Oh, your name's not Niles! That's just a name I made up so's no one would know your real name.
OK, back to bed with you.

I figure that if I can't handle a simple dose of *Quil, I don't have any use for any truly mind-altering substances. I can alter my mind at will, and don't need 'em. So it's not like I'm worried about passing the drug tests, although it may be that since I've returned to the US I've consumed enough poppy seeds to test positive for opiates for the rest of my life. That remains to be seen.

In the Reason article, Sullum notes that drug testing provides some side "benefits" to employers, such as weeding out the undesirable:

"In the industry that we are in," says Amy Maxwell, Link's marketing manager, "a lot of times we get people with undesirable traits, and drug testing can screen them out real quick."


As the National Academy of Sciences noted, "drug use may be just one among many characteristics of a more deviant lifestyle, and associations between use and degraded performance may be due not to drug-related impairment but to general deviance or other factor."

(Note that the National Academy of Sciences does not perform drug tests on all their employees. At least, not in 1994---1997.)

As Matt says in the comments, however, this works both ways. Potential employees can decide that companies who do routine drug testing may well be undesirable in other ways. Say, for example, by exhibiting a sense of confusion between the employee's private and work life. Or perhaps an eagerness to follow management fads. Or maybe just blindness to the value of employee morale.

I need a job again, and this month's job listings in my field show a job I am qualified for. It's potentially a really good job (though it asks for surprisingly low qualifications; usually these things require at least a PhD). But it requires a drug test.
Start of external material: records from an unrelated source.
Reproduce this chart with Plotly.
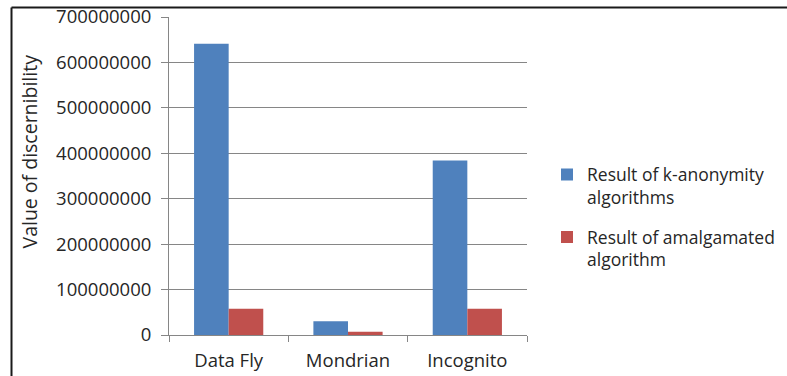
import plotly.graph_objects as go

categories = ["Data Fly", "Mondrian", "Incognito"]
k_anonymity = [641000000, 30000000, 384000000]
amalgamated = [58000000, 7000000, 58000000]
y_ticks = [0, 100000000, 200000000, 300000000, 400000000, 500000000, 600000000, 700000000]

W, H = 787, 376
L, R, T, B = 169, 260, 17, 41
pw, ph = W - L - R, H - T - B

def px_x(x):
    return (x - L) / pw

def px_y(y):
    return (H - B - y) / ph

font_family = "Open Sans, Liberation Sans, sans-serif"
text_color = "#262626"
axis_gray = "#868686"

fig = go.Figure()
fig.add_trace(go.Bar(x=categories, y=k_anonymity, name="Result of k-anonymity<br>algorithms",
                     legendgroup="k", marker=dict(color="#4F81BD", line=dict(width=0))))
fig.add_trace(go.Bar(x=categories, y=amalgamated, name="Result of amalgamated<br>algorithm",
                     legendgroup="a", marker=dict(color="#C0504D", line=dict(width=0))))

fig.update_layout(
    width=W, height=H,
    margin=dict(l=L, r=R, t=T, b=B, autoexpand=False),
    paper_bgcolor="white", plot_bgcolor="white",
    barmode="group", bargap=0.42, bargroupgap=0,
    font=dict(family=font_family, size=18.5, color=text_color),
    showlegend=True,
    legend=dict(x=px_x(547), y=px_y(217), xanchor="left", yanchor="middle",
                valign="top", font=dict(size=17.5, color=text_color), tracegroupgap=14,
                itemwidth=30, bgcolor="rgba(0,0,0,0)"),
)

fig.update_xaxes(
    showline=True, linecolor=axis_gray, linewidth=1,
    ticks="outside", tickson="boundaries", ticklen=6, tickcolor=axis_gray,
    ticklabelstandoff=9,
    showgrid=False, tickfont=dict(size=18.5, color=text_color),
)
fig.update_yaxes(
    range=[0, 700000000], tickvals=y_ticks, ticktext=[str(v) for v in y_ticks],
    showline=True, linecolor=axis_gray, linewidth=1,
    ticks="outside", ticklen=7, tickcolor=axis_gray,
    ticklabelstandoff=6,
    showgrid=True, gridcolor=axis_gray, gridwidth=1,
    zeroline=False, tickfont=dict(size=18.5, color=text_color),
)

fig.add_annotation(text="Value of discernibility", xref="paper", yref="paper",
                   x=px_x(28.5), y=px_y(152), textangle=-90, showarrow=False,
                   xanchor="center", yanchor="middle",
                   font=dict(size=19.5, color=text_color))

# frame lines along the top and left of the chart area
fig.add_shape(type="line", xref="paper", yref="paper",
              x0=px_x(11.5), x1=px_x(787), y0=px_y(7.5), y1=px_y(7.5),
              line=dict(color="#1a1a1a", width=2))
fig.add_shape(type="line", xref="paper", yref="paper",
              x0=px_x(11.5), x1=px_x(11.5), y0=px_y(7.5), y1=px_y(376),
              line=dict(color="#1a1a1a", width=2))

fig.write_html("out.html")
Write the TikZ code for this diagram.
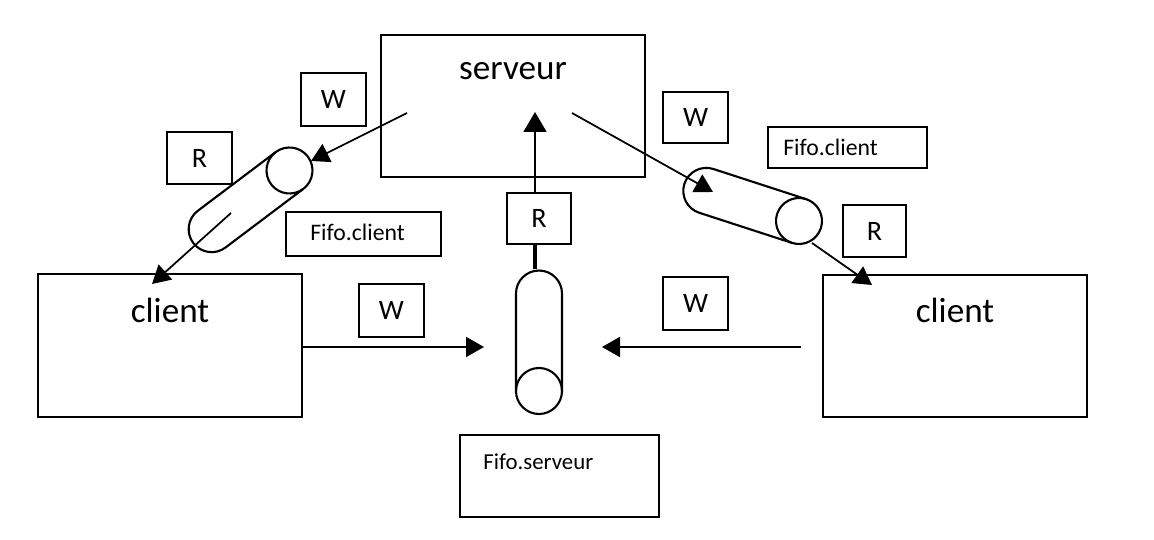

Out of 182 jobs advertised in this month's listings, only the two jobs from this organization require a drug test. In fact, of all the jobs from the last two years, this company is the only one that states straight out that they require a drug test. Wonder if this is why they've advertised this same job three times in the past year. (Probably not, but it is kind of strange.) I didn't apply, because of the drug test. Not going to this time, either. Their loss. Yeah, that's what I'll keep telling myself.

(Here's an ongoing theme of this site: Google is your friend. Since I don't use it, I wasn't sure how to spell NyQuil, so I googled it up. Do you know there are at least three different recipes for a cocktail called "NyQuil"? Each one more horrible-sounding than the last. Someone else will have to try them for me, because I'm not a big drinker either (I would be, but I keep falling asleep). Oh, and here: Laurence Simon reviews the hard drugs.

Whatever that stuff was that I took about ten years ago, it wasn't NyQuil. It was some sort of pill. Now I stick to those hot lemon drink thingies.)